I am on-boarding data from 6 different locations the data flow is
Splunk Forwarder ------> DMZ Server (Intermediate Forwarder) -----------> Indexer
Initially I was getting aggqueue, parsingqueue, indexqueue and typingqueue blocked.
I had to set all this queue sizes in server.conf to maxSize = 2048MB,.
In limits.conf
[thruput]
maxKBps = 0
This worked for 5 locations. But for 1 location CPU consumption became very high which led to system freeze.
My question is, is there a way to onboard data without using much resources.
please help
As @richgalloway hinted - it might depend on the type of inputs you're using and amount of data to be ingested. You might, for example, have a case where you have a lot of backlog to be ingested and the UF will cause high load untill it catches up to the current events and then it will ease. For some inputs you might be able to just start at current events and ignore the older ones. It's hard to say without knowing your full setup.
@kgiri253 , I was never a great fan of minimal throughput from the forwarders and tiny memory buffers on the Splunk servers. In my mind, these strict low quotas lead to issues, like yours in many cases.

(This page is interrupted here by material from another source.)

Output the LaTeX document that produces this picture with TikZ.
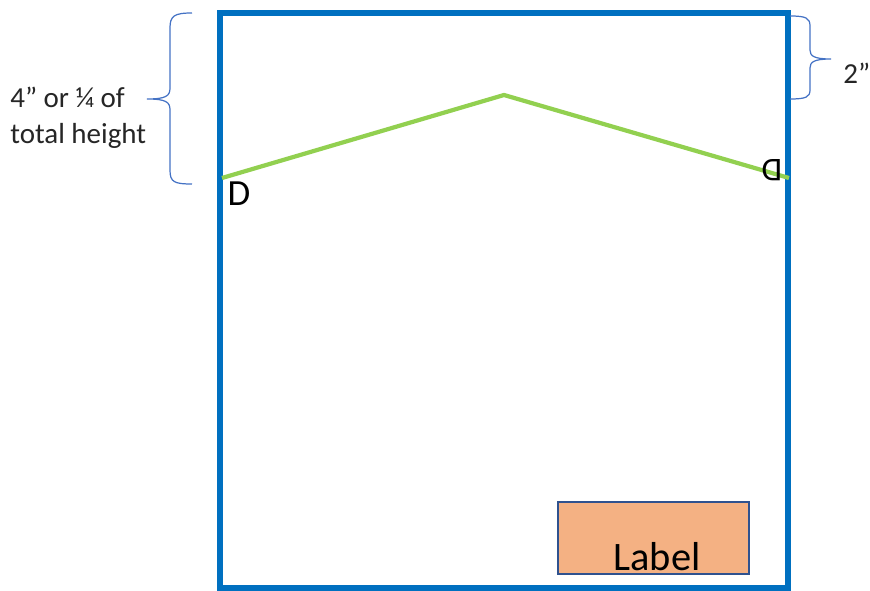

Making buffers too big and removing thruput limits may not yield great results. Try flushing several gigabytes worth of buffers on forwarder's close. Try getting sudden peak of data when a site with several hundreds of endpoints comes back from a site network outage...
There are pros and cons to everything 🙂
As @richgalloway hinted - it might depend on the type of inputs you're using and amount of data to be ingested. You might, for example, have a case where you have a lot of backlog to be ingested and the UF will cause high load untill it catches up to the current events and then it will ease. For some inputs you might be able to just start at current events and ignore the older ones. It's hard to say without knowing your full setup.
Thanks for your answer, we had a big backlog of data to be ingested that's why more resources were getting consumed.
We need some more information.
Are all location using the Splunk Universal Forwarder? If not, that is what they should be using.
Is the Intermediate Forwarder a heavy forwarder or universal forwarder?
Where did the queue blocking occur?
Where did you make the changes to server.conf and limits.conf? Did you restart each Splunk instance after making the changes?
What inputs are enabled on the location with high CPU usage? Which TAs/apps are installed there?